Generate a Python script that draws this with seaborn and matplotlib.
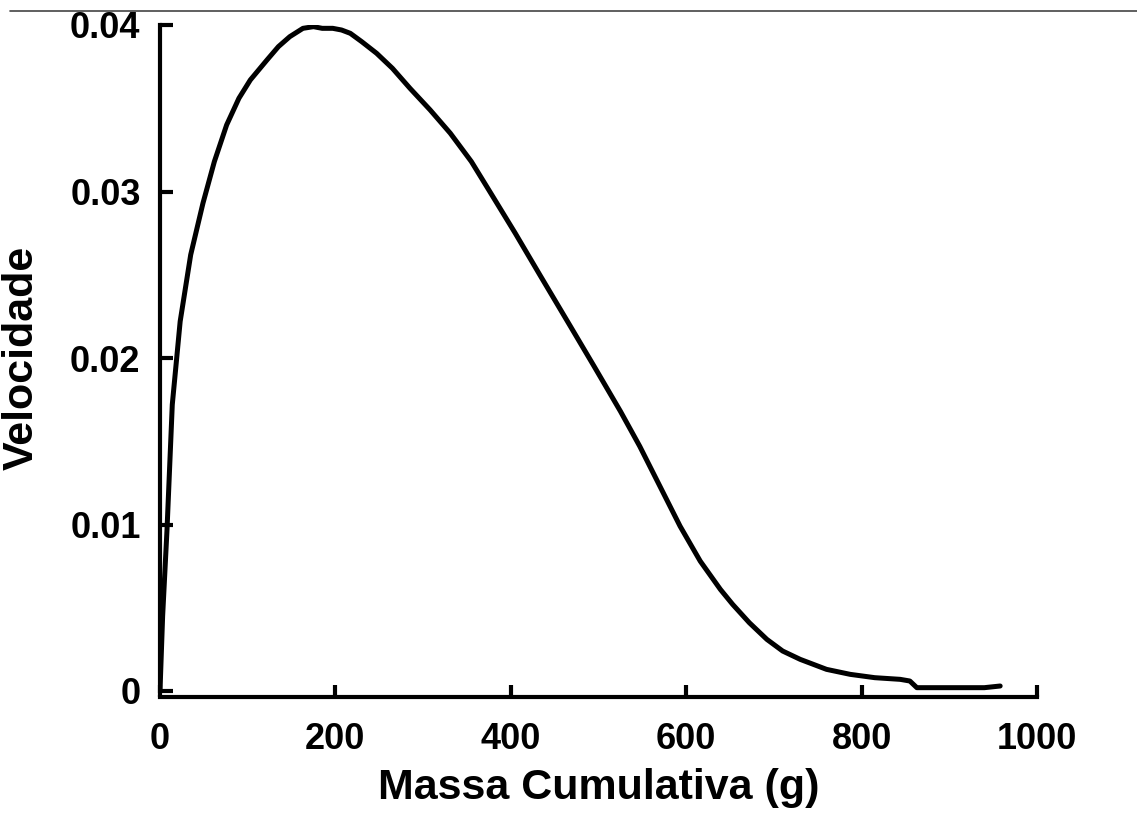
import matplotlib
matplotlib.use("Agg")
import matplotlib.pyplot as plt
from matplotlib.lines import Line2D
import seaborn as sns
import pandas as pd

massa = [0, 3, 8, 14, 23, 35, 49, 62, 76, 90, 103, 122, 135, 148, 163, 175, 185,
         197, 207, 217, 230, 247, 265, 285, 308, 331, 355, 376, 405, 433, 468, 495,
         525, 547, 570, 593, 616, 639, 653, 672, 692, 710, 730, 760, 787, 815, 844,
         855, 863, 890, 920, 940, 958]
velocidade = [0, 0.0045, 0.0097, 0.0172, 0.0222, 0.0262, 0.0293, 0.0318, 0.0340, 0.0356,
              0.0367, 0.0379, 0.0387, 0.0393, 0.0398, 0.0399, 0.0398, 0.0398, 0.0397,
              0.0395, 0.0390, 0.0383, 0.0374, 0.0362, 0.0349, 0.0335, 0.0318, 0.030,
              0.0275, 0.0250, 0.0219, 0.0195, 0.0168, 0.0147, 0.0123, 0.0099, 0.0078,
              0.0061, 0.0052, 0.0041, 0.0031, 0.0024, 0.0019, 0.0013, 0.0010, 0.0008,
              0.0007, 0.0006, 0.0002, 0.0002, 0.0002, 0.0002, 0.0003]
xticks = [0, 200, 400, 600, 800, 1000]
yticks = [0, 0.01, 0.02, 0.03, 0.04]
ytick_labels = ["0", "0.01", "0.02", "0.03", "0.04"]

sns.set_style("white")
plt.rcParams['font.family'] = ['Liberation Sans', 'DejaVu Sans']
plt.rcParams['font.weight'] = 'bold'

df = pd.DataFrame({"massa": massa, "vel": velocidade})

W, H = 1137, 815
fig = plt.figure(figsize=(W / 100, H / 100), dpi=100)
ax = fig.add_axes([160 / W, 1 - 691 / H, 877 / W, (691 - 25) / H])
sns.lineplot(data=df, x="massa", y="vel", color="black", linewidth=3.6,
             sort=False, estimator=None, ax=ax)
ax.set_xlim(0, 1000)
ax.set_ylim(0, 0.04)
ax.set_xticks(xticks)
ax.set_xticklabels([str(t) for t in xticks])
ax.set_yticks(yticks)
ax.set_yticklabels(ytick_labels)
sns.despine(ax=ax)
ax.spines['bottom'].set_position(('outward', 4))
for s in ['left', 'bottom']:
    ax.spines[s].set_linewidth(3)
    ax.spines[s].set_color('black')
ax.tick_params(axis='both', which='major', bottom=True, left=True,
               direction='in', length=9, width=3, colors='black', labelsize=26)
ax.tick_params(axis='x', pad=18)
ax.tick_params(axis='y', pad=14)
for lab in ax.get_xticklabels() + ax.get_yticklabels():
    lab.set_fontweight('bold')
ax.set_xlabel("Massa Cumulativa (g)", fontsize=31, fontweight='bold', labelpad=8,
              color='black')
ax.set_ylabel("Velocidade", fontsize=31, fontweight='bold', color='black')
ax.yaxis.set_label_coords(-0.135, 0.5)

fig.add_artist(Line2D([10 / W, 1], [1 - 11 / H, 1 - 11 / H], color='#444444', lw=1.2))

fig.savefig("out.png", dpi=100)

### Direction
Leave out the pictures and reproduce the rest of the listing exactly.

### Finished exercise
Generate a Python script that draws this with seaborn and matplotlib.
import matplotlib
matplotlib.use("Agg")
import matplotlib.pyplot as plt
from matplotlib.lines import Line2D
import seaborn as sns
import pandas as pd

massa = [0, 3, 8, 14, 23, 35, 49, 62, 76, 90, 103, 122, 135, 148, 163, 175, 185,
         197, 207, 217, 230, 247, 265, 285, 308, 331, 355, 376, 405, 433, 468, 495,
         525, 547, 570, 593, 616, 639, 653, 672, 692, 710, 730, 760, 787, 815, 844,
         855, 863, 890, 920, 940, 958]
velocidade = [0, 0.0045, 0.0097, 0.0172, 0.0222, 0.0262, 0.0293, 0.0318, 0.0340, 0.0356,
              0.0367, 0.0379, 0.0387, 0.0393, 0.0398, 0.0399, 0.0398, 0.0398, 0.0397,
              0.0395, 0.0390, 0.0383, 0.0374, 0.0362, 0.0349, 0.0335, 0.0318, 0.030,
              0.0275, 0.0250, 0.0219, 0.0195, 0.0168, 0.0147, 0.0123, 0.0099, 0.0078,
              0.0061, 0.0052, 0.0041, 0.0031, 0.0024, 0.0019, 0.0013, 0.0010, 0.0008,
              0.0007, 0.0006, 0.0002, 0.0002, 0.0002, 0.0002, 0.0003]
xticks = [0, 200, 400, 600, 800, 1000]
yticks = [0, 0.01, 0.02, 0.03, 0.04]
ytick_labels = ["0", "0.01", "0.02", "0.03", "0.04"]

sns.set_style("white")
plt.rcParams['font.family'] = ['Liberation Sans', 'DejaVu Sans']
plt.rcParams['font.weight'] = 'bold'

df = pd.DataFrame({"massa": massa, "vel": velocidade})

W, H = 1137, 815
fig = plt.figure(figsize=(W / 100, H / 100), dpi=100)
ax = fig.add_axes([160 / W, 1 - 691 / H, 877 / W, (691 - 25) / H])
sns.lineplot(data=df, x="massa", y="vel", color="black", linewidth=3.6,
             sort=False, estimator=None, ax=ax)
ax.set_xlim(0, 1000)
ax.set_ylim(0, 0.04)
ax.set_xticks(xticks)
ax.set_xticklabels([str(t) for t in xticks])
ax.set_yticks(yticks)
ax.set_yticklabels(ytick_labels)
sns.despine(ax=ax)
ax.spines['bottom'].set_position(('outward', 4))
for s in ['left', 'bottom']:
    ax.spines[s].set_linewidth(3)
    ax.spines[s].set_color('black')
ax.tick_params(axis='both', which='major', bottom=True, left=True,
               direction='in', length=9, width=3, colors='black', labelsize=26)
ax.tick_params(axis='x', pad=18)
ax.tick_params(axis='y', pad=14)
for lab in ax.get_xticklabels() + ax.get_yticklabels():
    lab.set_fontweight('bold')
ax.set_xlabel("Massa Cumulativa (g)", fontsize=31, fontweight='bold', labelpad=8,
              color='black')
ax.set_ylabel("Velocidade", fontsize=31, fontweight='bold', color='black')
ax.yaxis.set_label_coords(-0.135, 0.5)

fig.add_artist(Line2D([10 / W, 1], [1 - 11 / H, 1 - 11 / H], color='#444444', lw=1.2))

fig.savefig("out.png", dpi=100)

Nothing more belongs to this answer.